● **Task goal**
Where a line in the listing below contains the word "this", copy that line.

● **Supplied data**

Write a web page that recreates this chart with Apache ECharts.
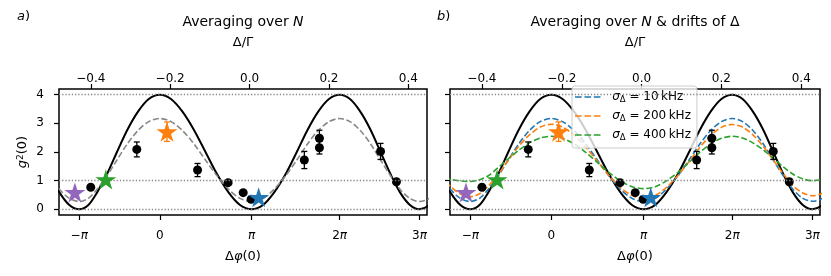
<!DOCTYPE html>
<html><head><meta charset="utf-8">
<script src="https://cdn.jsdelivr.net/npm/echarts@6/dist/echarts.min.js"></script>
<style>html,body{margin:0;padding:0;background:#fff}#c{width:831px;height:276px}</style>
</head><body><div id="c"></div>
<script>
// ---- data ----
// Δ/Γ positions of the theory-curve samples (eighth steps of Δφ)
const curveX = [-0.529,-0.504,-0.479,-0.454,-0.429,-0.406,-0.384,-0.359,-0.334,-0.308,-0.281,-0.254,-0.226,-0.198,-0.169,-0.140,-0.111,-0.082,-0.053,-0.024,0.005,0.034,0.062,0.091,0.119,0.146,0.173,0.200,0.227,0.253,0.279,0.305,0.330,0.355,0.379,0.404,0.428,0.453,0.478];
const blackY = [2.00,1.23,0.59,0.15,0.00,0.15,0.59,1.23,2.00,2.77,3.41,3.85,4.00,3.85,3.41,2.77,2.00,1.23,0.59,0.15,0.00,0.15,0.59,1.23,2.00,2.77,3.41,3.85,4.00,3.85,3.41,2.77,2.00,1.23,0.59,0.15,0.00,0.15,0.59];
const grayY  = [1.72,1.17,0.70,0.38,0.27,0.38,0.70,1.17,1.72,2.28,2.75,3.06,3.17,3.06,2.75,2.28,1.72,1.17,0.70,0.38,0.27,0.38,0.70,1.17,1.72,2.28,2.75,3.06,3.17,3.06,2.75,2.28,1.72,1.17,0.70,0.38,0.27,0.38,0.70];
const blueY  = [1.72,1.17,0.70,0.38,0.27,0.38,0.70,1.17,1.72,2.28,2.75,3.06,3.17,3.06,2.75,2.28,1.72,1.17,0.70,0.38,0.27,0.38,0.70,1.17,1.72,2.28,2.75,3.06,3.17,3.06,2.75,2.28,1.72,1.17,0.70,0.38,0.28,0.38,0.70];
const orangeY= [1.67,1.20,0.80,0.53,0.44,0.54,0.81,1.22,1.71,2.19,2.60,2.87,2.97,2.87,2.59,2.17,1.68,1.18,0.76,0.48,0.38,0.48,0.76,1.18,1.67,2.16,2.58,2.86,2.96,2.87,2.60,2.19,1.72,1.24,0.83,0.57,0.47,0.56,0.83];
const greenY = [1.45,1.18,1.05,0.99,0.97,1.03,1.17,1.46,1.76,2.06,2.32,2.49,2.55,2.48,2.28,1.99,1.64,1.29,0.99,0.79,0.72,0.79,0.99,1.29,1.64,1.99,2.28,2.48,2.55,2.49,2.32,2.07,1.78,1.48,1.23,1.06,1.00,1.05,1.20];
// measured points
const pointsX   = [-0.400,-0.284,-0.131,-0.054,-0.016,0.004,0.138,0.176,0.176,0.330,0.370];
const pointsY   = [0.77,2.09,1.37,0.93,0.58,0.35,1.72,2.48,2.15,2.02,0.96];
const pointsErr = [0.05,0.26,0.23,0.05,0.05,0.05,0.30,0.28,0.22,0.28,0.05];
// highlighted stars
const starX   = [-0.440,-0.362,-0.208,0.023];
const starY   = [0.59,1.04,2.71,0.42];
const starErr = [0,0,0.34,0];
const starColors = ['#9467bd','#2ca02c','#ff7f0e','#1f77b4'];
// ticks
const phaseTickPos = [-0.429,-0.226,0.005,0.227,0.428];
const phaseTickLabels = ['−π','0','π','2π','3π'];
const detuneTicks = [-0.4,-0.2,0,0.2,0.4];
const yTicks = [0,1,2,3,4];
const refLines = [0,1,4];
const legendValues = ['10','200','400'];
const legendColors = ['#1f77b4','#ff7f0e','#2ca02c'];

// ---- chart ----
const FONT = 'DejaVu Sans';
const pair = (xs, ys) => xs.map((x, i) => [x, ys[i]]);
const STAR = 'path://M100 0 L122.45 69.1 L195.1 69.1 L136.33 111.8 L158.8 180.9 L100 138.2 L41.2 180.9 L63.67 111.8 L4.9 69.1 L77.55 69.1 Z';
const DASH_ICON = 'path://M0 0h6.7v1.7h-6.7z M9.4 0h6.7v1.7h-6.7z M18.8 0h6.7v1.7h-6.7z';
const txt = {fontFamily: FONT, fontSize: 12, color: '#000'};
const txt13 = {...txt, fontSize: 13};
const richBase = {n: {...txt}, i: {...txt, fontStyle: 'italic'}};
const rich13 = {n: {...txt13}, i: {...txt13, fontStyle: 'italic'}};
const rich14 = {n: {...txt, fontSize: 14}, i: {...txt, fontSize: 14, fontStyle: 'italic'}};

function phaseLabel(v) {
  const k = phaseTickPos.findIndex(p => Math.abs(p - v) < 1e-9);
  if (k < 0) return '';
  return phaseTickLabels[k].replace(/([^π]+)/g, '{n|$1}').replace(/π/g, '{i|π}');
}
function errRender(color) {
  return function (params, api) {
    const x = api.value(0), y = api.value(1), e = api.value(2);
    const t = api.coord([x, y + e]), b = api.coord([x, y - e]);
    const cap = 3, st = {stroke: color, lineWidth: 1.3};
    return {type: 'group', children: [
      {type: 'line', shape: {x1: t[0], y1: t[1], x2: b[0], y2: b[1]}, style: st},
      {type: 'line', shape: {x1: t[0] - cap, y1: t[1], x2: t[0] + cap, y2: t[1]}, style: st},
      {type: 'line', shape: {x1: b[0] - cap, y1: b[1], x2: b[0] + cap, y2: b[1]}, style: st}
    ]};
  };
}

const grids = [
  {left: 59, right: 404, top: 89, bottom: 61, show: true, borderColor: '#000', borderWidth: 1.5, backgroundColor: 'transparent'},
  {left: 450, right: 11, top: 89, bottom: 61, show: true, borderColor: '#000', borderWidth: 1.5, backgroundColor: 'transparent'}
];
const xAxes = [], yAxes = [], series = [];
[0, 1].forEach(g => {
  xAxes.push({
    type: 'value', gridIndex: g, position: 'bottom', min: -0.48, max: 0.447,
    splitLine: {show: false}, axisLine: {show: false, onZero: false},
    axisTick: {customValues: phaseTickPos, length: 5, lineStyle: {color: '#000', width: 1.2}},
    axisLabel: {customValues: phaseTickPos, formatter: phaseLabel, margin: 15, rich: richBase},
    name: '{n|Δ}{i|φ}{n|(0)}', nameLocation: 'middle', nameGap: 35,
    nameTextStyle: {rich: rich13}
  });
  xAxes.push({
    type: 'value', gridIndex: g, position: 'top', min: -0.48, max: 0.447,
    splitLine: {show: false}, axisLine: {show: false, onZero: false},
    axisTick: {customValues: detuneTicks, length: 5, lineStyle: {color: '#000', width: 1.2}},
    axisLabel: {customValues: detuneTicks, margin: 4, ...txt,
      formatter: v => (v < -1e-9 ? '−' : '') + Math.abs(v).toFixed(1)},
    name: 'Δ/Γ', nameLocation: 'middle', nameGap: 40, nameTextStyle: {...txt13}
  });
  yAxes.push({
    type: 'value', gridIndex: g, min: -0.2, max: 4.2,
    splitLine: {show: false}, axisLine: {show: false, onZero: false},
    axisTick: {customValues: yTicks, length: 5, lineStyle: {color: '#000', width: 1.2}},
    axisLabel: {show: g === 0, customValues: yTicks, margin: 15, ...txt},
    name: g === 0 ? '{i|g}{s|2}{n|(0)}' : '', nameLocation: 'middle', nameGap: 29,
    nameTextStyle: {rich: {...rich13, s: {...txt, fontSize: 9, verticalAlign: 'top', padding: [0, 0, 5, 0]}}}
  });
  const xi = 2 * g, yi = g;
  series.push({
    type: 'line', xAxisIndex: xi, yAxisIndex: yi, data: pair(curveX, blackY), smooth: 0.3,
    symbol: 'none', lineStyle: {color: '#000', width: 2}, z: 2, silent: true,
    markLine: {silent: true, symbol: 'none', label: {show: false},
      lineStyle: {type: [1.3, 1.9], color: '#888', width: 1.3},
      data: refLines.map(v => ({yAxis: v}))}
  });
  if (g === 0) {
    series.push({type: 'line', xAxisIndex: xi, yAxisIndex: yi, data: pair(curveX, grayY), smooth: 0.3,
      symbol: 'none', lineStyle: {color: '#888', width: 1.6, type: [6, 2.6]}, z: 2, silent: true});
  } else {
    [blueY, orangeY, greenY].forEach((ys, k) => {
      series.push({type: 'line', name: 's' + legendValues[k], xAxisIndex: xi, yAxisIndex: yi,
        data: pair(curveX, ys), smooth: 0.3, symbol: 'none', color: legendColors[k],
        itemStyle: {color: legendColors[k]},
        lineStyle: {color: legendColors[k], width: 1.6, type: [6, 2.6]}, z: 2, silent: true});
    });
  }
  series.push({type: 'custom', xAxisIndex: xi, yAxisIndex: yi, renderItem: errRender('#000'), z: 3, silent: true,
    data: pointsX.map((x, i) => [x, pointsY[i], pointsErr[i]])});
  series.push({type: 'scatter', xAxisIndex: xi, yAxisIndex: yi, symbol: 'circle', symbolSize: 9,
    itemStyle: {color: '#000', opacity: 1}, z: 4, silent: true, data: pair(pointsX, pointsY)});
  series.push({type: 'custom', xAxisIndex: xi, yAxisIndex: yi, renderItem: errRender('#ff7f0e'), z: 5, silent: true,
    data: starX.map((x, i) => [x, starY[i], starErr[i]]).filter(d => d[2] > 0)});
  series.push({type: 'scatter', xAxisIndex: xi, yAxisIndex: yi, symbol: STAR, symbolSize: [21, 20], z: 6, silent: true,
    data: starX.map((x, i) => ({value: [x, starY[i]], itemStyle: {color: starColors[i], opacity: 1}}))});
});

const legendRich = {
  s: {...txt, fontStyle: 'italic', padding: [0, 0, 0, 6], lineHeight: 14},
  d: {...txt, fontSize: 8.5, verticalAlign: 'bottom', lineHeight: 14},
  t: {...txt, lineHeight: 14}
};

const option = {
  animation: false,
  grid: grids, xAxis: xAxes, yAxis: yAxes, series: series,
  legend: {
    show: true, data: legendValues.map(v => ({name: 's' + v, icon: DASH_ICON})), orient: 'vertical', left: 572, top: 86,
    itemWidth: 27, itemHeight: 1.7, itemGap: 6, padding: [5, 6, 6, 3],
    backgroundColor: 'rgba(255,255,255,0.8)', borderColor: '#ccc', borderWidth: 1, borderRadius: 3,
    selectedMode: false,
    formatter: name => '{s|σ}{d|Δ}{t| = ' + name.slice(1) + '\u2009kHz}',
    textStyle: {...txt, rich: legendRich}
  },
  graphic: [
    {type: 'text', x: 17, y: 17, style: {text: '{i|a}{n|)}', rich: rich13, verticalAlign: 'middle', ...txt13}},
    {type: 'text', x: 437, y: 17, style: {text: '{i|b}{n|)}', rich: rich13, verticalAlign: 'middle', ...txt13}},
    {type: 'text', x: 243, y: 22, style: {text: '{n|Averaging over }{i|N}', rich: rich14, align: 'center', verticalAlign: 'middle'}},
    {type: 'text', x: 635, y: 22, style: {text: '{n|Averaging over }{i|N}{n| & drifts of Δ}', rich: rich14, align: 'center', verticalAlign: 'middle'}}
  ]
};
const chart = echarts.init(document.getElementById('c'), null, {renderer: 'canvas'});
chart.setOption(option);
</script></body></html>
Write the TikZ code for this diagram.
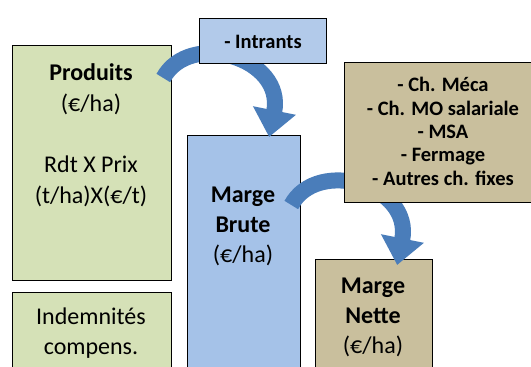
\documentclass[tikz,border=0pt]{standalone}
\usepackage{fontspec}
\setmainfont{Carlito}
\usetikzlibrary{arrows.meta}
\definecolor{prodgreen}{RGB}{213,225,183}
\definecolor{margeblue}{RGB}{165,194,232}
\definecolor{intrblue}{RGB}{178,202,234}
\definecolor{chgtan}{RGB}{201,191,157}
\definecolor{arrowblue}{RGB}{74,125,186}
\tikzset{
  box/.style={draw=black,line width=1.3pt,anchor=north west,inner sep=0pt},
  bigtxt/.style={anchor=base,align=center,inner sep=0pt,font=\fontsize{24}{30}\selectfont},
  smalltxt/.style={anchor=base,align=center,inner sep=0pt,font=\bfseries\fontsize{20.5}{23.3}\selectfont},
  bigarrow/.style={draw=arrowblue,line width=16pt,-{Triangle[width=42pt,length=27pt]}}
}
\begin{document}
\begin{tikzpicture}[x=1pt,y=1pt]
\useasboundingbox (0,0) rectangle (531,-367);
\clip (0,0) rectangle (531,-367);
% lower boxes
\node[box,fill=prodgreen,minimum width=159pt,minimum height=235pt] (prod) at (12,-45) {};
\node[box,fill=prodgreen,minimum width=159pt,minimum height=100pt] (indem) at (12,-292) {};
\node[box,fill=margeblue,minimum width=113pt,minimum height=250pt] (mb) at (187,-135) {};
\node[box,fill=chgtan,minimum width=117pt,minimum height=130pt] (mn) at (315,-259) {};
% text is anchored at the base of its last line
\node[bigtxt,font=\fontsize{24}{31}\selectfont] (prodtxt) at (91,-203) {\textbf{Produits}\\(€/ha)\\[30pt]Rdt X Prix\\(t/ha)X(€/t)};
\node[bigtxt] (indemtxt) at (91,-354) {Indemnités\\compens.};
\node[bigtxt] (mbtxt) at (243,-262) {\textbf{Marge}\\\textbf{Brute}\\(€/ha)};
\node[bigtxt] (mntxt) at (373,-353) {\textbf{Marge}\\\textbf{Nette}\\(€/ha)};
% curved arrows
\coordinate (a1s) at ([xshift=-9pt,yshift=-33pt]prod.north east);
\coordinate (a1e) at ([xshift=25pt,yshift=-2pt]mb.north);
\coordinate (a2s) at ([xshift=-10pt,yshift=-70pt]mb.north east);
\coordinate (a2e) at ([xshift=23pt,yshift=-6pt]mn.north);
\draw[bigarrow] (a1s) .. controls +(26,48) and +(16,80) .. (a1e);
\draw[bigarrow] (a2s) .. controls +(26,48) and +(16,80) .. (a2e);
% upper boxes
\node[box,fill=intrblue,minimum width=127pt,minimum height=45pt] (intr) at (199,-18) {};
\node[box,fill=chgtan,minimum width=200pt,minimum height=140pt] (chg) at (344,-62) {};
\node[smalltxt] (intrtxt) at (263,-48) {- Intrants};
\node[smalltxt] (chgtxt) at (443,-185) {- Ch. Méca\\- Ch. MO salariale\\- MSA\\- Fermage\\- Autres ch. fixes};
\end{tikzpicture}
\end{document}
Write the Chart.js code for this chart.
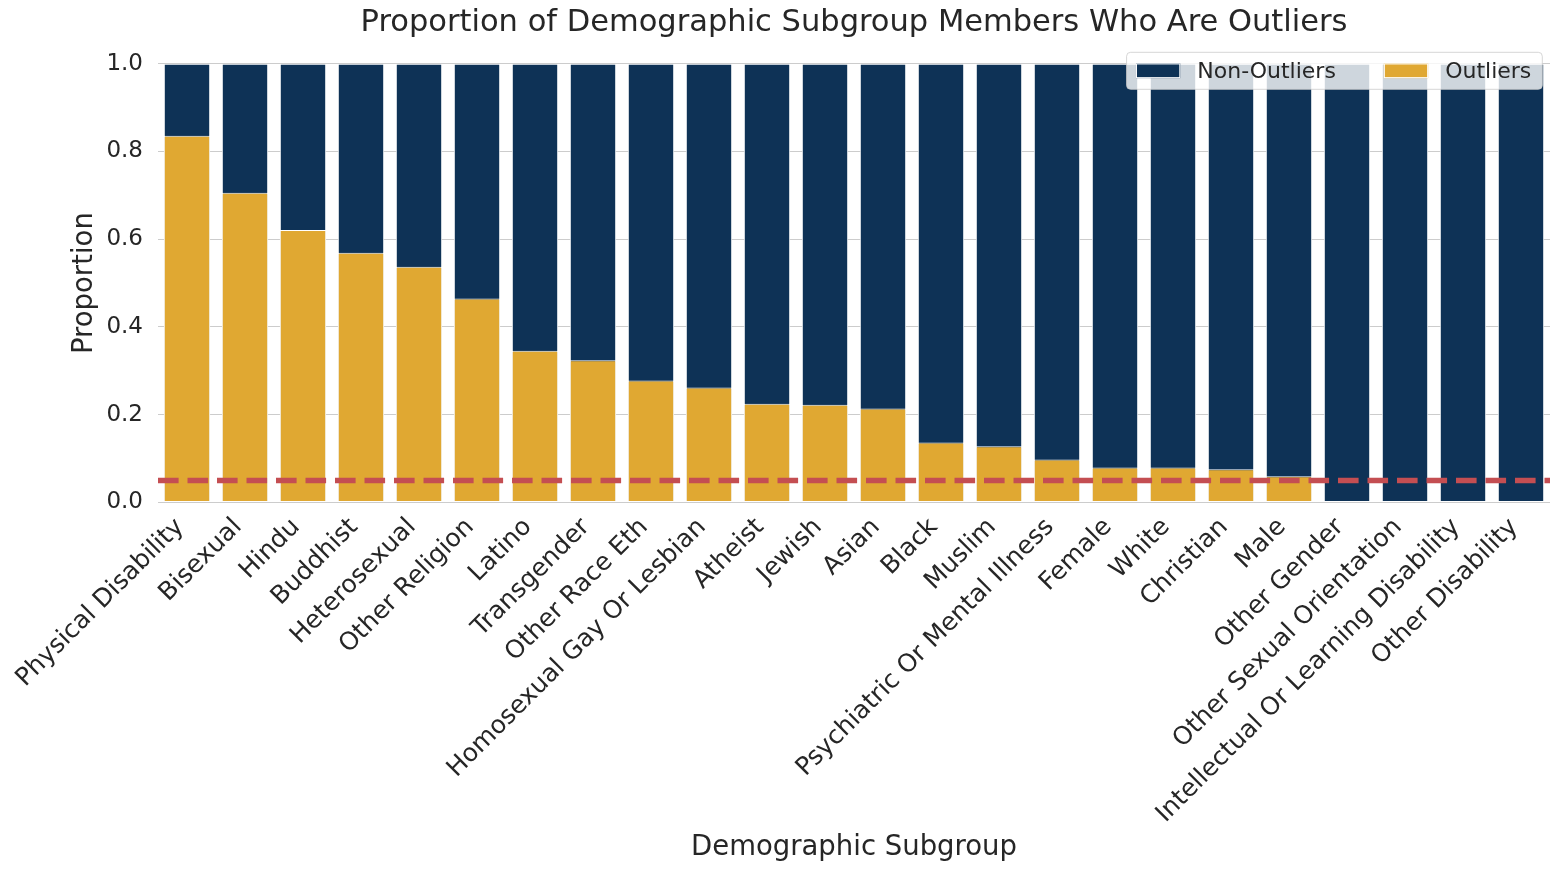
<!DOCTYPE html>
<html>
<head>
<meta charset="utf-8">
<script src="https://cdn.jsdelivr.net/npm/chart.js@4.4.1/dist/chart.umd.min.js"></script>
<style>
  html, body { margin: 0; padding: 0; background: #ffffff; }
  #wrap { width: 1562px; height: 872px; }
</style>
</head>
<body>
<div id="wrap"><canvas id="c" width="1562" height="872"></canvas></div>
<script>
// ---- data ----
const categories = [
  "Physical Disability", "Bisexual", "Hindu", "Buddhist", "Heterosexual",
  "Other Religion", "Latino", "Transgender", "Other Race Eth",
  "Homosexual Gay Or Lesbian", "Atheist", "Jewish", "Asian", "Black",
  "Muslim", "Psychiatric Or Mental Illness", "Female", "White", "Christian",
  "Male", "Other Gender", "Other Sexual Orientation",
  "Intellectual Or Learning Disability", "Other Disability"
];
// full bar height (all group members) drawn as the Non-Outliers background bar
const groupTotal = [1, 1, 1, 1, 1, 1, 1, 1, 1, 1, 1, 1, 1, 1, 1, 1, 1, 1, 1, 1, 1, 1, 1, 1];
// proportion of members who are outliers
const outlierShare = [
  0.836, 0.706, 0.621, 0.569, 0.537, 0.465, 0.346, 0.324, 0.278,
  0.262, 0.225, 0.223, 0.214, 0.137, 0.128, 0.098, 0.080, 0.080, 0.076,
  0.060, 0.0, 0.0, 0.0, 0.0
];
const thresholdValue = 0.05;
const seriesNames = ["Non-Outliers", "Outliers"];
const chartTitle = "Proportion of Demographic Subgroup Members Who Are Outliers";
const xTitle = "Demographic Subgroup";
const yTitle = "Proportion";

// ---- styles ----
const NAVY = "#0e3256";
const GOLD = "#e0a832";
const TEXT = "#262626";
const FONT = "'DejaVu Sans', 'Liberation Sans', sans-serif";

const thresholdPlugin = {
  id: "threshold",
  afterDatasetsDraw(chart) {
    const ctx = chart.ctx;
    const ca = chart.chartArea;
    const y = chart.scales.y.getPixelForValue(thresholdValue);
    ctx.save();
    ctx.beginPath();
    ctx.setLineDash([20.6, 8.9]);
    ctx.lineDashOffset = 0;
    ctx.lineCap = "butt";
    ctx.lineWidth = 5.5;
    ctx.strokeStyle = "#c44e52";
    ctx.moveTo(ca.left, y);
    ctx.lineTo(ca.right, y);
    ctx.stroke();
    ctx.restore();
  }
};

const legendPlugin = {
  id: "boxLegend",
  afterDraw(chart) {
    const ctx = chart.ctx;
    const ca = chart.chartArea;
    const fontSize = 22;
    ctx.save();
    ctx.font = fontSize + "px " + FONT;
    const ds = chart.data.datasets;
    const padL = 9.4, patchW = 44.3, patchH = 14.7, gap = 17, itemSpace = 48, padR = 11;
    const widths = ds.map(d => ctx.measureText(d.label).width);
    let total = padL + padR;
    widths.forEach((w, i) => { total += patchW + gap + w + (i < widths.length - 1 ? itemSpace : 0); });
    const boxH = 37;
    const right = ca.right - 7.7;
    const left = right - total;
    const top = ca.top - 11.4;
    // box
    const r = 4;
    ctx.beginPath();
    ctx.moveTo(left + r, top);
    ctx.lineTo(right - r, top);
    ctx.arcTo(right, top, right, top + r, r);
    ctx.lineTo(right, top + boxH - r);
    ctx.arcTo(right, top + boxH, right - r, top + boxH, r);
    ctx.lineTo(left + r, top + boxH);
    ctx.arcTo(left, top + boxH, left, top + boxH - r, r);
    ctx.lineTo(left, top + r);
    ctx.arcTo(left, top, left + r, top, r);
    ctx.closePath();
    ctx.fillStyle = "rgba(255,255,255,0.8)";
    ctx.fill();
    ctx.lineWidth = 1;
    ctx.strokeStyle = "rgba(204,204,204,0.8)";
    ctx.stroke();
    // items
    let x = left + padL;
    const cy = top + boxH / 2;
    ds.forEach((d, i) => {
      ctx.fillStyle = d.backgroundColor;
      ctx.fillRect(x, cy - patchH / 2, patchW, patchH);
      ctx.lineWidth = 1;
      ctx.strokeStyle = "#ffffff";
      ctx.strokeRect(x + 0.5, cy - patchH / 2 + 0.5, patchW - 1, patchH - 1);
      x += patchW + gap;
      ctx.fillStyle = TEXT;
      ctx.textAlign = "left";
      ctx.textBaseline = "middle";
      ctx.fillText(d.label, x, cy + 1);
      x += widths[i] + itemSpace;
    });
    ctx.restore();
  }
};

new Chart(document.getElementById("c"), {
  type: "bar",
  data: {
    labels: categories,
    datasets: [
      {
        label: seriesNames[0],
        data: groupTotal,
        backgroundColor: NAVY,
        borderColor: "#ffffff",
        borderWidth: 1,
        borderSkipped: false,
        grouped: false,
        order: 1,
        barPercentage: 0.8,
        categoryPercentage: 1.0
      },
      {
        label: seriesNames[1],
        data: outlierShare,
        backgroundColor: GOLD,
        borderColor: "#ffffff",
        borderWidth: 1,
        borderSkipped: false,
        grouped: false,
        order: 0,
        barPercentage: 0.8,
        categoryPercentage: 1.0
      }
    ]
  },
  options: {
    responsive: false,
    animation: false,
    devicePixelRatio: 1,
    layout: { padding: { left: 0, right: 12, top: 0, bottom: 0 } },
    plugins: {
      legend: { display: false },
      tooltip: { enabled: false },
      title: {
        display: true,
        text: chartTitle,
        fullSize: false,
        color: TEXT,
        font: { family: FONT, size: 30.5, weight: "normal" },
        padding: { top: 5.2, bottom: 21.9 }
      }
    },
    scales: {
      x: {
        grid: { display: false, drawTicks: false },
        border: { display: false },
        ticks: {
          color: TEXT,
          font: { family: FONT, size: 25 },
          minRotation: 45,
          maxRotation: 45,
          autoSkip: false,
          padding: 10,
          labelOffset: -7
        },
        title: {
          display: true,
          text: xTitle,
          color: TEXT,
          font: { family: FONT, size: 27.5 },
          padding: { top: 0, bottom: 8 }
        },
        afterFit(scale) { scale.height = 369.5; }
      },
      y: {
        min: 0,
        max: 1,
        grid: { color: "#cccccc", lineWidth: 1, drawTicks: false },
        border: { display: false },
        ticks: {
          stepSize: 0.2,
          color: TEXT,
          font: { family: FONT, size: 23 },
          padding: 15,
          callback: (v) => Number(v).toFixed(1)
        },
        title: {
          display: true,
          text: yTitle,
          color: TEXT,
          font: { family: FONT, size: 27.5 },
          padding: { top: 68, bottom: 0 }
        },
        afterFit(scale) { scale.width = 158; }
      }
    }
  },
  plugins: [thresholdPlugin, legendPlugin]
});
</script>
</body>
</html>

● **Reply to the task**
Write a web page that recreates this chart with Apache ECharts.
Write the TikZ code for this diagram.
Write the Chart.js code for this chart.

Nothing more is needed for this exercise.